**WHAT YOU ARE ASKED TO DO**
Pull every line that holds the word "matplotlib" from the entries.

[Rows from a dataset of charts and code]
--- Begin ---
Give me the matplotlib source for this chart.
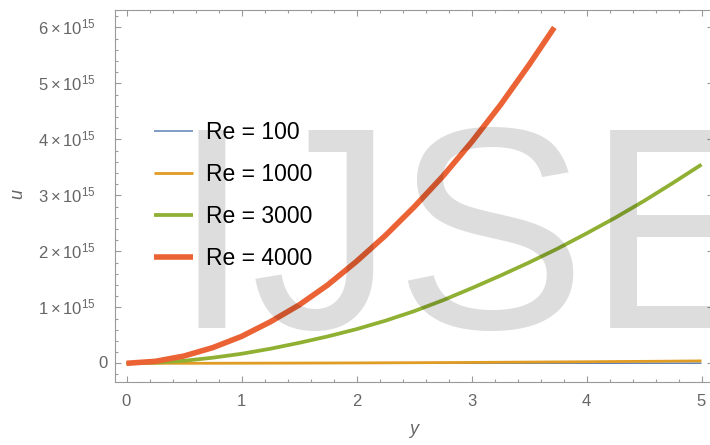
import matplotlib
matplotlib.use("Agg")
import matplotlib.pyplot as plt
from matplotlib.ticker import MultipleLocator
import matplotlib.transforms as mtrans

plt.rcParams['font.family'] = ['Liberation Sans', 'DejaVu Sans']
plt.rcParams['mathtext.fontset'] = 'custom'
plt.rcParams['mathtext.rm'] = 'Liberation Sans'
plt.rcParams['mathtext.it'] = 'Liberation Sans:italic'

# ---- data (u in units of 1e15) ----
y_fine = [0, 0.25, 0.5, 0.75, 1.0, 1.25, 1.5, 1.75, 2.0, 2.25, 2.5, 2.75,
          3.0, 3.25, 3.5, 3.75, 4.0, 4.25, 4.5, 4.75, 5.0]
u_re100 = [0, 0, 0, 0.0001, 0.0001, 0.0002, 0.0002, 0.0003, 0.0004, 0.0005, 0.0006, 0.0007,
           0.0008, 0.0009, 0.001, 0.0011, 0.0012, 0.0014, 0.0015, 0.0017, 0.0018]
u_re1000 = [0, 0.0002, 0.0005, 0.001, 0.002, 0.003, 0.004, 0.0055, 0.007, 0.009, 0.011, 0.0135,
            0.016, 0.019, 0.022, 0.025, 0.028, 0.032, 0.035, 0.039, 0.043]
u_re3000 = [0, 0.012, 0.045, 0.10, 0.17, 0.26, 0.365, 0.48, 0.61, 0.76, 0.93, 1.125,
            1.34, 1.565, 1.80, 2.05, 2.32, 2.60, 2.90, 3.22, 3.55]
y_re4000 = [0, 0.25, 0.5, 0.75, 1.0, 1.25, 1.5, 1.75, 2.0, 2.25, 2.5, 2.75,
            3.0, 3.25, 3.5, 3.72]
u_re4000 = [0, 0.035, 0.13, 0.28, 0.48, 0.74, 1.04, 1.40, 1.82, 2.28, 2.79, 3.34,
            3.95, 4.61, 5.33, 6.0]
labels = ["Re = 100", "Re = 1000", "Re = 3000", "Re = 4000"]
ytick_vals = [0, 1, 2, 3, 4, 5, 6]
ytick_labels = ["0", r"$1\times10^{15}$", r"$2\times10^{15}$", r"$3\times10^{15}$",
                r"$4\times10^{15}$", r"$5\times10^{15}$", r"$6\times10^{15}$"]
xtick_vals = [0, 1, 2, 3, 4, 5]

SCALE = 1e15
colors = ["#5E81B5", "#E19C24", "#8FB032", "#EB6235"]
lws = [1.1, 2.0, 2.7, 4.0]

W, H = 710, 445
fig = plt.figure(figsize=(W / 100, H / 100), dpi=100)
ax = fig.add_axes([115 / W, 1 - 382 / H, 598 / W, 372.5 / H])

series = [(y_fine, u_re100), (y_fine, u_re1000), (y_fine, u_re3000), (y_re4000, u_re4000)]
handles = []
for (xs, us), c, lw, lab in zip(series, colors, lws, labels):
    h, = ax.plot(xs, [v * SCALE for v in us], color=c, lw=lw, label=lab,
                 solid_capstyle='butt', solid_joinstyle='round', zorder=2)
    handles.append(h)

ax.set_xlim(-0.1, 5.1)
ax.set_ylim(-0.334 * SCALE, 6.32 * SCALE)

gray = "#999999"
for s in ax.spines.values():
    s.set_color(gray)
    s.set_linewidth(0.8)

ax.xaxis.set_major_locator(MultipleLocator(1))
ax.xaxis.set_minor_locator(MultipleLocator(0.2))
ax.yaxis.set_major_locator(MultipleLocator(SCALE))
ax.yaxis.set_minor_locator(MultipleLocator(0.2 * SCALE))
ax.tick_params(which='both', direction='in', top=True, right=True, color=gray, width=0.8)
ax.tick_params(which='major', length=4.5)
ax.tick_params(which='minor', length=2.2)
ax.tick_params(axis='x', labelsize=12, labelcolor='#666666', pad=9)
ax.set_xticks(xtick_vals)
ax.set_xticklabels([str(v) for v in xtick_vals])
ax.tick_params(axis='y', labelleft=False)

# y tick labels drawn as text at data positions
trans = mtrans.blended_transform_factory(ax.transAxes, ax.transData)
for v, lab in zip(ytick_vals, ytick_labels):
    off = -7 if v == 0 else -19
    t = mtrans.offset_copy(trans, fig=fig, x=off, y=0, units='dots')
    ax.text(0, v * SCALE, lab, transform=t, ha='right', va='center',
            fontsize=12, color='#666666')

ax.set_xlabel("y", fontsize=13, color='#666666', style='italic', labelpad=8)
fig.text(18 / W, 1 - 194 / H, "u", fontsize=13, color='#666666', style='italic',
         rotation=90, ha='center', va='center')

# watermark
fig.text(171 / W, 1 - 328 / H, "IJSE", fontsize=207, color='black', alpha=0.135,
         ha='left', va='baseline', family='Liberation Sans', zorder=3)

leg = ax.legend(handles=handles, loc='upper left',
                bbox_to_anchor=(154 / W, 1 - 121 / H), bbox_transform=fig.transFigure,
                frameon=False, fontsize=16.5, handlelength=1.7, handletextpad=0.57,
                labelspacing=0.83, borderpad=0, borderaxespad=0)
leg.set_zorder(5)

fig.savefig("out.png", dpi=100)
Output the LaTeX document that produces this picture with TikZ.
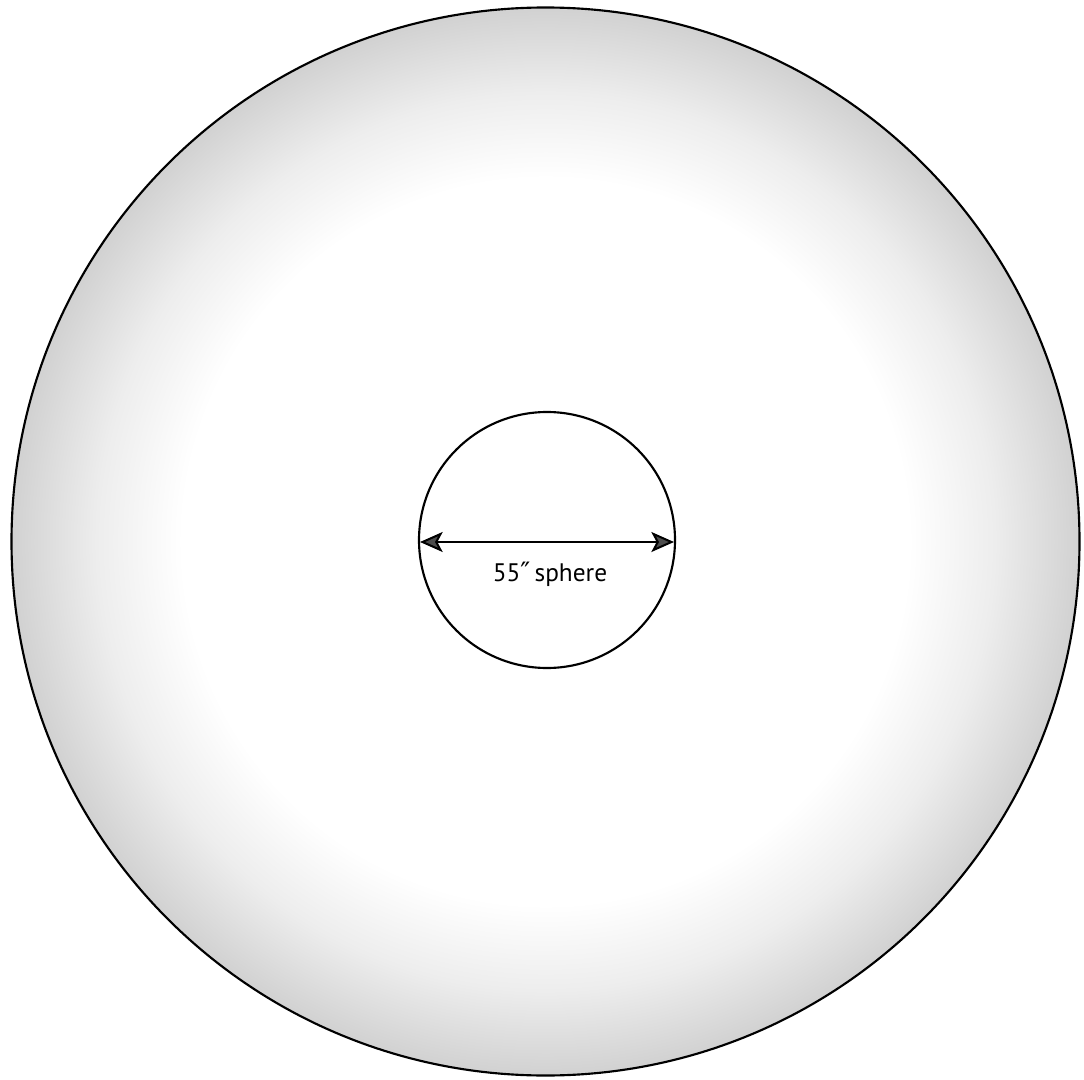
--- End ---
**RESPONSE FOR THIS EXERCISE**
Give me the matplotlib source for this chart.
import matplotlib
matplotlib.use("Agg")
import matplotlib.pyplot as plt
from matplotlib.ticker import MultipleLocator
import matplotlib.transforms as mtrans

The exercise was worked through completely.